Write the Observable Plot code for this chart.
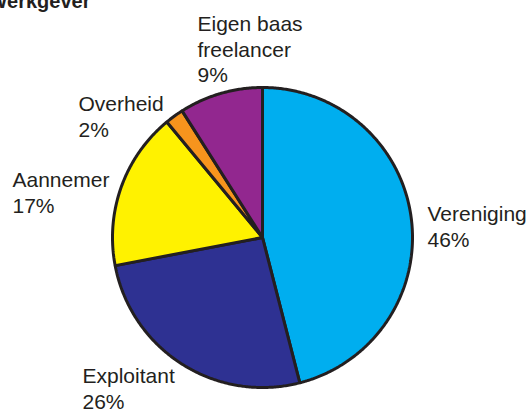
<!DOCTYPE html>
<html>
<head>
<meta charset="utf-8">
<script src="https://cdn.jsdelivr.net/npm/d3@7"></script>
<script src="https://cdn.jsdelivr.net/npm/@observablehq/plot@0.6"></script>
<style>
  html, body { margin: 0; padding: 0; background: #fff; }
  #chart { width: 530px; height: 410px; overflow: hidden; }
</style>
</head>
<body>
<div id="chart"></div>
<script>
// ---- data ----
const title = "Werkgever";
const categories = ["Vereniging", "Exploitant", "Aannemer", "Overheid", "Eigen baas freelancer"];
const values = [46, 26, 17, 2, 9];
const labelLines = [["Vereniging", "46%"], ["Exploitant", "26%"], ["Aannemer", "17%"], ["Overheid", "2%"], ["Eigen baas", "freelancer", "9%"]];
const colors = ["#00aeef", "#2e3192", "#fff200", "#f7941d", "#92278f"];

// ---- layout (pixel space) ----
const W = 530, H = 410;
const cx = 262, cy = 237, R = 150;
const labelAnchors = [[427, 203], [82, 365], [12, 169], [78, 93], [197, 13]];

// compute slices with d3.pie (start at 12 o'clock, clockwise, in given order)
const pie = d3.pie().sort(null).value(d => d.value);
const arcs = pie(categories.map((c, i) => ({category: c, value: values[i]})));
const pts = [];
for (const a of arcs) {
  const cat = a.data.category;
  pts.push({category: cat, x: cx, y: cy});
  const n = Math.max(2, Math.ceil((a.endAngle - a.startAngle) / (Math.PI / 360)));
  for (let k = 0; k <= n; k++) {
    const t = a.startAngle + (a.endAngle - a.startAngle) * k / n;
    pts.push({category: cat, x: cx + R * Math.sin(t), y: cy - R * Math.cos(t)});
  }
  pts.push({category: cat, x: cx, y: cy});
}
const labels = categories.map((c, i) => ({
  text: labelLines[i].join("\n"),
  x: labelAnchors[i][0],
  y: labelAnchors[i][1]
}));

const chart = Plot.plot({
  width: W,
  height: H,
  margin: 0,
  style: {background: "#fff", fontFamily: "'Liberation Sans', Arial, sans-serif", overflow: "hidden"},
  x: {domain: [0, W], range: [0, W], axis: null},
  y: {domain: [0, H], range: [0, H], axis: null},
  color: {domain: categories, range: colors, legend: false},
  marks: [
    Plot.line(pts, {x: "x", y: "y", z: "category", fill: "category", stroke: "#231f20", strokeWidth: 3, strokeLinejoin: "miter", curve: "linear"}),
    Plot.text(labels, {x: "x", y: "y", text: "text", textAnchor: "start", lineAnchor: "top", lineHeight: 1.2, fontSize: 21, fill: "#231f20"}),
    Plot.text([title], {x: () => -12, y: () => 7, text: d => d, textAnchor: "start", lineAnchor: "bottom", fontSize: 20, fontWeight: "bold", fill: "#231f20"})
  ]
});
document.getElementById("chart").appendChild(chart);
</script>
</body>
</html>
#####
[Task requirements] Copy all the data exactly as written, but skip any picture.

[Exercise solution]
Write the Observable Plot code for this chart.
<!DOCTYPE html>
<html>
<head>
<meta charset="utf-8">
<script src="https://cdn.jsdelivr.net/npm/d3@7"></script>
<script src="https://cdn.jsdelivr.net/npm/@observablehq/plot@0.6"></script>
<style>
  html, body { margin: 0; padding: 0; background: #fff; }
  #chart { width: 530px; height: 410px; overflow: hidden; }
</style>
</head>
<body>
<div id="chart"></div>
<script>
// ---- data ----
const title = "Werkgever";
const categories = ["Vereniging", "Exploitant", "Aannemer", "Overheid", "Eigen baas freelancer"];
const values = [46, 26, 17, 2, 9];
const labelLines = [["Vereniging", "46%"], ["Exploitant", "26%"], ["Aannemer", "17%"], ["Overheid", "2%"], ["Eigen baas", "freelancer", "9%"]];
const colors = ["#00aeef", "#2e3192", "#fff200", "#f7941d", "#92278f"];

// ---- layout (pixel space) ----
const W = 530, H = 410;
const cx = 262, cy = 237, R = 150;
const labelAnchors = [[427, 203], [82, 365], [12, 169], [78, 93], [197, 13]];

// compute slices with d3.pie (start at 12 o'clock, clockwise, in given order)
const pie = d3.pie().sort(null).value(d => d.value);
const arcs = pie(categories.map((c, i) => ({category: c, value: values[i]})));
const pts = [];
for (const a of arcs) {
  const cat = a.data.category;
  pts.push({category: cat, x: cx, y: cy});
  const n = Math.max(2, Math.ceil((a.endAngle - a.startAngle) / (Math.PI / 360)));
  for (let k = 0; k <= n; k++) {
    const t = a.startAngle + (a.endAngle - a.startAngle) * k / n;
    pts.push({category: cat, x: cx + R * Math.sin(t), y: cy - R * Math.cos(t)});
  }
  pts.push({category: cat, x: cx, y: cy});
}
const labels = categories.map((c, i) => ({
  text: labelLines[i].join("\n"),
  x: labelAnchors[i][0],
  y: labelAnchors[i][1]
}));

const chart = Plot.plot({
  width: W,
  height: H,
  margin: 0,
  style: {background: "#fff", fontFamily: "'Liberation Sans', Arial, sans-serif", overflow: "hidden"},
  x: {domain: [0, W], range: [0, W], axis: null},
  y: {domain: [0, H], range: [0, H], axis: null},
  color: {domain: categories, range: colors, legend: false},
  marks: [
    Plot.line(pts, {x: "x", y: "y", z: "category", fill: "category", stroke: "#231f20", strokeWidth: 3, strokeLinejoin: "miter", curve: "linear"}),
    Plot.text(labels, {x: "x", y: "y", text: "text", textAnchor: "start", lineAnchor: "top", lineHeight: 1.2, fontSize: 21, fill: "#231f20"}),
    Plot.text([title], {x: () => -12, y: () => 7, text: d => d, textAnchor: "start", lineAnchor: "bottom", fontSize: 20, fontWeight: "bold", fill: "#231f20"})
  ]
});
document.getElementById("chart").appendChild(chart);
</script>
</body>
</html>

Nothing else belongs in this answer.